* _Challenge_
Leave the pictures out and write out exactly the lines from the top of the entries through the line containing "const teq = [0.00098, 0.00162, 0.00298, 0.033];".

* _Recorded data_
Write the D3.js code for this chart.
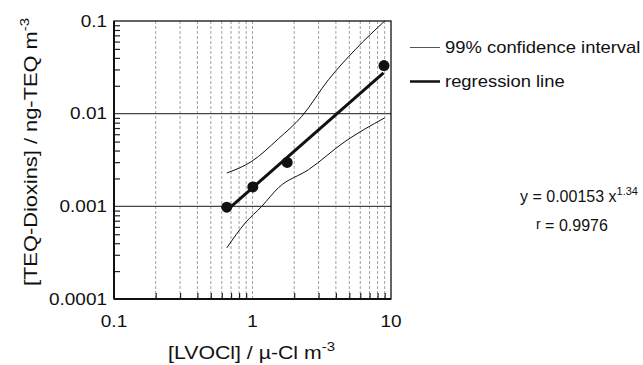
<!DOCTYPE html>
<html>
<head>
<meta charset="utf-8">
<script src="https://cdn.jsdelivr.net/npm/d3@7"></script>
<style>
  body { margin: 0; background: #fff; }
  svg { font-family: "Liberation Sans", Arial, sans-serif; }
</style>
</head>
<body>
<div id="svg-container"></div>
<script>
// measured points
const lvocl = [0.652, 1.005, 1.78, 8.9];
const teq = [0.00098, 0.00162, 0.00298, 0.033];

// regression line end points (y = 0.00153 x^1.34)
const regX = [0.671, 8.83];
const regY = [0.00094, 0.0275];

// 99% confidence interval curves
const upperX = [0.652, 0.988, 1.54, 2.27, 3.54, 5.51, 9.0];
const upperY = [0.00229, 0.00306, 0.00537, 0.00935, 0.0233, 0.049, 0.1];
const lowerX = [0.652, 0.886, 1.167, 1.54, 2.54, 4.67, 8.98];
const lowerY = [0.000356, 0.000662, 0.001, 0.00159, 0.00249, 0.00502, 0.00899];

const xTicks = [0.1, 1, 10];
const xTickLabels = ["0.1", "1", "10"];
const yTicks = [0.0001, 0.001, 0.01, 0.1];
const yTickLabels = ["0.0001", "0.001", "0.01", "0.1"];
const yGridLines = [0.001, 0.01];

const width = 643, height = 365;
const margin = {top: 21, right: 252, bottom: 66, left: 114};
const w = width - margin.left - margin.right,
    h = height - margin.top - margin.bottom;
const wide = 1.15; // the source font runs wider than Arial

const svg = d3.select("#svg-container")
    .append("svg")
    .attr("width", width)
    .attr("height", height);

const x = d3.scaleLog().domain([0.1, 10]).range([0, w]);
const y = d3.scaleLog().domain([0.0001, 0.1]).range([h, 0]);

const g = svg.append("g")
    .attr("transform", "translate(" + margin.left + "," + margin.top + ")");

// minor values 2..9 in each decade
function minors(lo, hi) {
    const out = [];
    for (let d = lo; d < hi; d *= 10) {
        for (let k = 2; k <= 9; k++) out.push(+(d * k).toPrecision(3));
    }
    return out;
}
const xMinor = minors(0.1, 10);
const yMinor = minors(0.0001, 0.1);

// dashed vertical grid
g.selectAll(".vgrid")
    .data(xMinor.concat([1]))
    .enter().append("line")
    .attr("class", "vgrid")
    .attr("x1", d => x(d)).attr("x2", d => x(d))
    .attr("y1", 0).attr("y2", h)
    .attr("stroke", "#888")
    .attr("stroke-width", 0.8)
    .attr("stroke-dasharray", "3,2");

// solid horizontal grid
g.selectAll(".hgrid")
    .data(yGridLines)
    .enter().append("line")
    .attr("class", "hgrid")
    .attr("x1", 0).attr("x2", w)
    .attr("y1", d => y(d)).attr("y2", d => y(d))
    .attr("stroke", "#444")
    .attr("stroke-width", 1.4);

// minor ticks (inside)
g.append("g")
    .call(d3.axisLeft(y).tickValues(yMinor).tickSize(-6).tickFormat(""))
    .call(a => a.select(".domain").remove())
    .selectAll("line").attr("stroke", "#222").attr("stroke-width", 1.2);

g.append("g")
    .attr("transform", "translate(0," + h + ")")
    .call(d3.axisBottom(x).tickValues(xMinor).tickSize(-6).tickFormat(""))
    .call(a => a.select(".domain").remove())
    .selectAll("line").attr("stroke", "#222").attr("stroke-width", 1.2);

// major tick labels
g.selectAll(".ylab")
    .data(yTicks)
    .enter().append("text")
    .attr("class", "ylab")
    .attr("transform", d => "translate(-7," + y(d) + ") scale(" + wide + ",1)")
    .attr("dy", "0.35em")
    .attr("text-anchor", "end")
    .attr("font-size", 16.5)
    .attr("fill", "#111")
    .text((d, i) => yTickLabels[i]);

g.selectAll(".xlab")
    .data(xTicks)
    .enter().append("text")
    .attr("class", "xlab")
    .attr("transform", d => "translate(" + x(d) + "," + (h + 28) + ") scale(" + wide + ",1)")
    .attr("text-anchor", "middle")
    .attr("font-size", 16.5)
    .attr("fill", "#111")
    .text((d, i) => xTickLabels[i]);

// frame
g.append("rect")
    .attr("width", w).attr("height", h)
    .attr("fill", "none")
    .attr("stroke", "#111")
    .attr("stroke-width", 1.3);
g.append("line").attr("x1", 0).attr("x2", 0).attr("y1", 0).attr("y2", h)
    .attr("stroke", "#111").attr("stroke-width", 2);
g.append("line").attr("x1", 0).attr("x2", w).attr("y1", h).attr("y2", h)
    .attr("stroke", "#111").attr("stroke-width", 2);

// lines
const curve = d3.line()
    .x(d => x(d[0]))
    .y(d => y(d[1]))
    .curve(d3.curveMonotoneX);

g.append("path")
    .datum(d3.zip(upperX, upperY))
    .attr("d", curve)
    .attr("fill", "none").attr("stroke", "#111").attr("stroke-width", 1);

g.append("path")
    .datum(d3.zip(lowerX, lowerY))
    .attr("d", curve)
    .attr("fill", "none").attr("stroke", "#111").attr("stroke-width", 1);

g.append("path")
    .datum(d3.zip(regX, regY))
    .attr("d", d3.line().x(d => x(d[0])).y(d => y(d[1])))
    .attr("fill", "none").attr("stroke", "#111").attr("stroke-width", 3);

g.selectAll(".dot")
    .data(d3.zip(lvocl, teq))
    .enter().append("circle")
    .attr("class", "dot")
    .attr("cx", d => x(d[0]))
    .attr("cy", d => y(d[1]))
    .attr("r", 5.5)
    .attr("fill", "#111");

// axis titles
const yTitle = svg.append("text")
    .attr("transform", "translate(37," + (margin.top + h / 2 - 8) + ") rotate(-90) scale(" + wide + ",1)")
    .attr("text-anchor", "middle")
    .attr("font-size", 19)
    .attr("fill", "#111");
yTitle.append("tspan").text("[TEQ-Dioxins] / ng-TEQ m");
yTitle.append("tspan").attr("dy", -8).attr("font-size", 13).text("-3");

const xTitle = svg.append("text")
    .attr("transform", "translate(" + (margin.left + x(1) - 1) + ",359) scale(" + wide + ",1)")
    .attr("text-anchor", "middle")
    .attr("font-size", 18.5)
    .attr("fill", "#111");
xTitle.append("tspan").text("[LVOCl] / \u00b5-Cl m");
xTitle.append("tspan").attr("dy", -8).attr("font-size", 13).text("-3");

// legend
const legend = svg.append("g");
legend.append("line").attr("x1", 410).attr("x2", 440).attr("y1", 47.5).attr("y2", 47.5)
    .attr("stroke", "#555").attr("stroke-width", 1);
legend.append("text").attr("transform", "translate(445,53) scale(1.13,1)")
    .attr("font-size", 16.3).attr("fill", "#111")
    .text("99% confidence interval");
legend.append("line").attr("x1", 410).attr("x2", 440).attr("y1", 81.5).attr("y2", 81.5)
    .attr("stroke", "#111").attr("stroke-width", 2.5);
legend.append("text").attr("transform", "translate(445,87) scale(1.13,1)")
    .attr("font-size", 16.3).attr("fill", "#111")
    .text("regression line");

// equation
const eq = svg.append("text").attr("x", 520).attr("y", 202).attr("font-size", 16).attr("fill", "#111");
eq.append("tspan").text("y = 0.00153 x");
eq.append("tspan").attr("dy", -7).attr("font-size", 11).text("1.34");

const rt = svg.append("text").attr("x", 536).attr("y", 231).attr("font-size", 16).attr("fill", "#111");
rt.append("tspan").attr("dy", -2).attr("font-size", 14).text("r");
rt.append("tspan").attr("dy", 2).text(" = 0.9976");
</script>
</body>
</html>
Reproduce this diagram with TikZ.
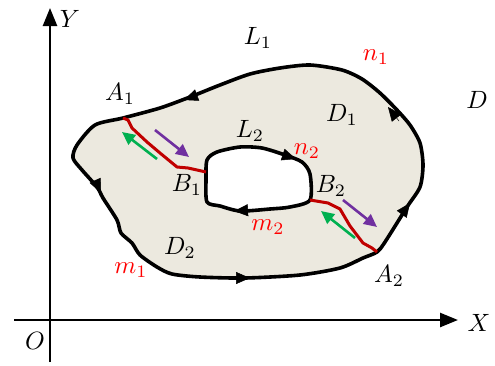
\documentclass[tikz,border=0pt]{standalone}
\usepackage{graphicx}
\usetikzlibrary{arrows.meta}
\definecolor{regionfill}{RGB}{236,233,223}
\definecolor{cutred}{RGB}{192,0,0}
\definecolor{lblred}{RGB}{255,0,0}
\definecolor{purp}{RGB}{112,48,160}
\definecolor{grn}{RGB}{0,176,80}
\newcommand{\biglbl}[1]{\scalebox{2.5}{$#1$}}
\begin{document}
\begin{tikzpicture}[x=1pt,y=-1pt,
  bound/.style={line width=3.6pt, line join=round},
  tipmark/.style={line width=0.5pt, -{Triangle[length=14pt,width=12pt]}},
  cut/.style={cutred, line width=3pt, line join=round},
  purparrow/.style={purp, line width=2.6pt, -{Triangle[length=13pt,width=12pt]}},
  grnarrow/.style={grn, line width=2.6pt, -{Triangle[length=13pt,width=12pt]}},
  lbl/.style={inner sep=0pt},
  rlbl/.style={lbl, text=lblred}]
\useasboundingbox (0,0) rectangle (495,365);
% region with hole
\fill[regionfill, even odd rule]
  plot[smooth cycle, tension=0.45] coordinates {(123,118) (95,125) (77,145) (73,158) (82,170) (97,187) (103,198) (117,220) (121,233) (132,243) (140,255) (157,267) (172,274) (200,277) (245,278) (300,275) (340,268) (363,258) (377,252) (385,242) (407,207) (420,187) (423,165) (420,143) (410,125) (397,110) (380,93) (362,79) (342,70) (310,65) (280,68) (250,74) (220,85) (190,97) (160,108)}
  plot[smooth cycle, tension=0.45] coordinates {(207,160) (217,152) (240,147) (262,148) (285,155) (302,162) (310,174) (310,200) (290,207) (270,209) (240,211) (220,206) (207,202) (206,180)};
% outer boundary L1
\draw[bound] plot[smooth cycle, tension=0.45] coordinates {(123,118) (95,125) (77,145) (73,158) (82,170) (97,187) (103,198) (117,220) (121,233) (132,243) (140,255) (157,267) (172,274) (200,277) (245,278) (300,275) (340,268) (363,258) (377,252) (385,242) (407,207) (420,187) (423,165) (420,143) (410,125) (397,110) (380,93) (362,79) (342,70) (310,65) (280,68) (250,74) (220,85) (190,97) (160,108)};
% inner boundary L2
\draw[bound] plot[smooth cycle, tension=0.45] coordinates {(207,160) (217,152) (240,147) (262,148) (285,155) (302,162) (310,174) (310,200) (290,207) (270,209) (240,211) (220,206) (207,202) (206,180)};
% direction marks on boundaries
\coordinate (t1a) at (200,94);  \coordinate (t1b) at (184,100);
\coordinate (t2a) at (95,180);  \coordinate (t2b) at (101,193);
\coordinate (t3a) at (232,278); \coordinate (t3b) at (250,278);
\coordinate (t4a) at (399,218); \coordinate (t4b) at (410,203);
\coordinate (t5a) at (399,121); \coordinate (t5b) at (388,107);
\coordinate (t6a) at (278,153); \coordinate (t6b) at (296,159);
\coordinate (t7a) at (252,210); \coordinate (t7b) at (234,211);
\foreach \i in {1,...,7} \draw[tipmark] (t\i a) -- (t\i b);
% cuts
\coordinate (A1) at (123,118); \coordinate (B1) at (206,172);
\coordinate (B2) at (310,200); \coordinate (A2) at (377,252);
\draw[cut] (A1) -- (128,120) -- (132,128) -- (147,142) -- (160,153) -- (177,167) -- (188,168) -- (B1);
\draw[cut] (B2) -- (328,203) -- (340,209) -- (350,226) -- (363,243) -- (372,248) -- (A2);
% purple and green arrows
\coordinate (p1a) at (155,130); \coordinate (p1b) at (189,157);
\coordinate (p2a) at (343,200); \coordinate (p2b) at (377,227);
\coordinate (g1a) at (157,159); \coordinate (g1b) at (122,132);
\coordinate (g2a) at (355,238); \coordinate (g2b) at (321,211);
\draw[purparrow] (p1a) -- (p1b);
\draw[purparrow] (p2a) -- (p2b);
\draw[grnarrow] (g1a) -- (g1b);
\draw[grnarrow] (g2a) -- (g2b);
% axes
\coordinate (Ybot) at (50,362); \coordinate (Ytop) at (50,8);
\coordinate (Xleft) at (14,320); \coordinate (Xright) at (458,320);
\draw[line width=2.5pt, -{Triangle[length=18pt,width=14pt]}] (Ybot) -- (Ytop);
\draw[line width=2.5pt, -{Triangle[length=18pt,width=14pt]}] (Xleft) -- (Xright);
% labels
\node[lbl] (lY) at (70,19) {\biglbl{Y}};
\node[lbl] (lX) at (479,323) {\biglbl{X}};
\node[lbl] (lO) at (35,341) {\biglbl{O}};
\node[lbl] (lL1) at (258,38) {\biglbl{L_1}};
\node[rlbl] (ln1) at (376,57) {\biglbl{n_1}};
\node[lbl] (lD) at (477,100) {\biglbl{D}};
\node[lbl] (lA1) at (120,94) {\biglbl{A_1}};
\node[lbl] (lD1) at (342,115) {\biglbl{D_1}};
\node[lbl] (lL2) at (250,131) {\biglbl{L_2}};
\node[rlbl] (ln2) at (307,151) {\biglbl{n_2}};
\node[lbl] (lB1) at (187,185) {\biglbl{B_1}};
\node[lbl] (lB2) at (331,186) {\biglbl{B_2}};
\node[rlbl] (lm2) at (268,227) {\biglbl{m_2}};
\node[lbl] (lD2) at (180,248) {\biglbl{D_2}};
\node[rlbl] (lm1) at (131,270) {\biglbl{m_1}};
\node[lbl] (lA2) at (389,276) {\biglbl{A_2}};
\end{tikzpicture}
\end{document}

* _Result of this exercise_
Write the D3.js code for this chart.
<!DOCTYPE html>
<html>
<head>
<meta charset="utf-8">
<script src="https://cdn.jsdelivr.net/npm/d3@7"></script>
<style>
  body { margin: 0; background: #fff; }
  svg { font-family: "Liberation Sans", Arial, sans-serif; }
</style>
</head>
<body>
<div id="svg-container"></div>
<script>
// measured points
const lvocl = [0.652, 1.005, 1.78, 8.9];
const teq = [0.00098, 0.00162, 0.00298, 0.033];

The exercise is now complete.